"""

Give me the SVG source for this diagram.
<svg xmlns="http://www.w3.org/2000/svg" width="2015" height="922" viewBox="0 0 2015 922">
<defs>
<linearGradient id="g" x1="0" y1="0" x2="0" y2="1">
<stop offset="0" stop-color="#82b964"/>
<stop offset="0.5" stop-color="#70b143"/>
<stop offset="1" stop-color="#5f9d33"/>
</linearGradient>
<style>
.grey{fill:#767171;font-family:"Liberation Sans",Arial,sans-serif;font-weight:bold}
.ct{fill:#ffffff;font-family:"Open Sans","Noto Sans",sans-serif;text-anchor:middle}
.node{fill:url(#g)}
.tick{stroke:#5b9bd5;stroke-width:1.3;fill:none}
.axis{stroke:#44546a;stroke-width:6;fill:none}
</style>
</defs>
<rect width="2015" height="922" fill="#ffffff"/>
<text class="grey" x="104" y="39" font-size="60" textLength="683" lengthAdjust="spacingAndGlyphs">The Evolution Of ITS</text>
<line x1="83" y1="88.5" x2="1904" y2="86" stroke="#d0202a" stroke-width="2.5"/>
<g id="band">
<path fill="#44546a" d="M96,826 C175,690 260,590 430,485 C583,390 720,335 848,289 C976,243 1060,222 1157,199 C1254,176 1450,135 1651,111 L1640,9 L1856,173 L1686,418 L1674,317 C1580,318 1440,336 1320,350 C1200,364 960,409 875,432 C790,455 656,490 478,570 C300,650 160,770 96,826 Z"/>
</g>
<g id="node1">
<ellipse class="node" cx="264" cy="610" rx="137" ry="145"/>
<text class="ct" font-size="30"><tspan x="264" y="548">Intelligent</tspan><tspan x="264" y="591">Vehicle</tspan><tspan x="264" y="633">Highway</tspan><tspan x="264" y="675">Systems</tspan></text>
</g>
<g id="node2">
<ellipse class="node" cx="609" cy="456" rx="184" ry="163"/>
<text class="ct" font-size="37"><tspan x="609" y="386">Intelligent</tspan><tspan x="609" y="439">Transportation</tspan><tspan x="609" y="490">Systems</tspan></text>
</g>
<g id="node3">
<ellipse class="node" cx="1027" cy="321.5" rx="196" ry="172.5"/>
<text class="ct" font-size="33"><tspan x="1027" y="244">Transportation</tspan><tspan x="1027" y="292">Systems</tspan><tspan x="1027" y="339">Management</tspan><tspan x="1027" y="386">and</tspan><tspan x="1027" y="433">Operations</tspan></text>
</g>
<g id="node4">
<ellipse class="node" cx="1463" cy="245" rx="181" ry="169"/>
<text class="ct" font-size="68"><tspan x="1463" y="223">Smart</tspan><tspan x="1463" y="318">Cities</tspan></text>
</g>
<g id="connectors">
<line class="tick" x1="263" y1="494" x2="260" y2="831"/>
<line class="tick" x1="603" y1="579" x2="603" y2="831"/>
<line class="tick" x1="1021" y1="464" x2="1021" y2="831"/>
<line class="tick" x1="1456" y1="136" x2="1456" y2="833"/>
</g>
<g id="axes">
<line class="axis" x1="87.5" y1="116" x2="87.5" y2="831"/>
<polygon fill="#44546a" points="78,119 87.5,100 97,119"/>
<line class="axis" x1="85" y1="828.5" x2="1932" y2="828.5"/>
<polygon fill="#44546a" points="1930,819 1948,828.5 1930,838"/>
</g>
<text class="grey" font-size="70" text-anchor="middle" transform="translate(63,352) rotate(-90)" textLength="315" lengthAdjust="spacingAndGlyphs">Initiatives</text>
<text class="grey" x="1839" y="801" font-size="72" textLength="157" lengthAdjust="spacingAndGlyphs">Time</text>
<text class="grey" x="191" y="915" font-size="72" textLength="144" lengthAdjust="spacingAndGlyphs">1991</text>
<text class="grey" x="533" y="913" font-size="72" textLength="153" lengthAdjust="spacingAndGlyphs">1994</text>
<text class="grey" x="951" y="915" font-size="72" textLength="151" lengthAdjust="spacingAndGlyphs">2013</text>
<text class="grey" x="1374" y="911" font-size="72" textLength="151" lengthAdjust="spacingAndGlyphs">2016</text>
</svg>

"""

- [What you are asked to do]: Can you reproduce all the material exactly?

- [Worked answer]:
Give me the SVG source for this diagram.
<svg xmlns="http://www.w3.org/2000/svg" width="2015" height="922" viewBox="0 0 2015 922">
<defs>
<linearGradient id="g" x1="0" y1="0" x2="0" y2="1">
<stop offset="0" stop-color="#82b964"/>
<stop offset="0.5" stop-color="#70b143"/>
<stop offset="1" stop-color="#5f9d33"/>
</linearGradient>
<style>
.grey{fill:#767171;font-family:"Liberation Sans",Arial,sans-serif;font-weight:bold}
.ct{fill:#ffffff;font-family:"Open Sans","Noto Sans",sans-serif;text-anchor:middle}
.node{fill:url(#g)}
.tick{stroke:#5b9bd5;stroke-width:1.3;fill:none}
.axis{stroke:#44546a;stroke-width:6;fill:none}
</style>
</defs>
<rect width="2015" height="922" fill="#ffffff"/>
<text class="grey" x="104" y="39" font-size="60" textLength="683" lengthAdjust="spacingAndGlyphs">The Evolution Of ITS</text>
<line x1="83" y1="88.5" x2="1904" y2="86" stroke="#d0202a" stroke-width="2.5"/>
<g id="band">
<path fill="#44546a" d="M96,826 C175,690 260,590 430,485 C583,390 720,335 848,289 C976,243 1060,222 1157,199 C1254,176 1450,135 1651,111 L1640,9 L1856,173 L1686,418 L1674,317 C1580,318 1440,336 1320,350 C1200,364 960,409 875,432 C790,455 656,490 478,570 C300,650 160,770 96,826 Z"/>
</g>
<g id="node1">
<ellipse class="node" cx="264" cy="610" rx="137" ry="145"/>
<text class="ct" font-size="30"><tspan x="264" y="548">Intelligent</tspan><tspan x="264" y="591">Vehicle</tspan><tspan x="264" y="633">Highway</tspan><tspan x="264" y="675">Systems</tspan></text>
</g>
<g id="node2">
<ellipse class="node" cx="609" cy="456" rx="184" ry="163"/>
<text class="ct" font-size="37"><tspan x="609" y="386">Intelligent</tspan><tspan x="609" y="439">Transportation</tspan><tspan x="609" y="490">Systems</tspan></text>
</g>
<g id="node3">
<ellipse class="node" cx="1027" cy="321.5" rx="196" ry="172.5"/>
<text class="ct" font-size="33"><tspan x="1027" y="244">Transportation</tspan><tspan x="1027" y="292">Systems</tspan><tspan x="1027" y="339">Management</tspan><tspan x="1027" y="386">and</tspan><tspan x="1027" y="433">Operations</tspan></text>
</g>
<g id="node4">
<ellipse class="node" cx="1463" cy="245" rx="181" ry="169"/>
<text class="ct" font-size="68"><tspan x="1463" y="223">Smart</tspan><tspan x="1463" y="318">Cities</tspan></text>
</g>
<g id="connectors">
<line class="tick" x1="263" y1="494" x2="260" y2="831"/>
<line class="tick" x1="603" y1="579" x2="603" y2="831"/>
<line class="tick" x1="1021" y1="464" x2="1021" y2="831"/>
<line class="tick" x1="1456" y1="136" x2="1456" y2="833"/>
</g>
<g id="axes">
<line class="axis" x1="87.5" y1="116" x2="87.5" y2="831"/>
<polygon fill="#44546a" points="78,119 87.5,100 97,119"/>
<line class="axis" x1="85" y1="828.5" x2="1932" y2="828.5"/>
<polygon fill="#44546a" points="1930,819 1948,828.5 1930,838"/>
</g>
<text class="grey" font-size="70" text-anchor="middle" transform="translate(63,352) rotate(-90)" textLength="315" lengthAdjust="spacingAndGlyphs">Initiatives</text>
<text class="grey" x="1839" y="801" font-size="72" textLength="157" lengthAdjust="spacingAndGlyphs">Time</text>
<text class="grey" x="191" y="915" font-size="72" textLength="144" lengthAdjust="spacingAndGlyphs">1991</text>
<text class="grey" x="533" y="913" font-size="72" textLength="153" lengthAdjust="spacingAndGlyphs">1994</text>
<text class="grey" x="951" y="915" font-size="72" textLength="151" lengthAdjust="spacingAndGlyphs">2013</text>
<text class="grey" x="1374" y="911" font-size="72" textLength="151" lengthAdjust="spacingAndGlyphs">2016</text>
</svg>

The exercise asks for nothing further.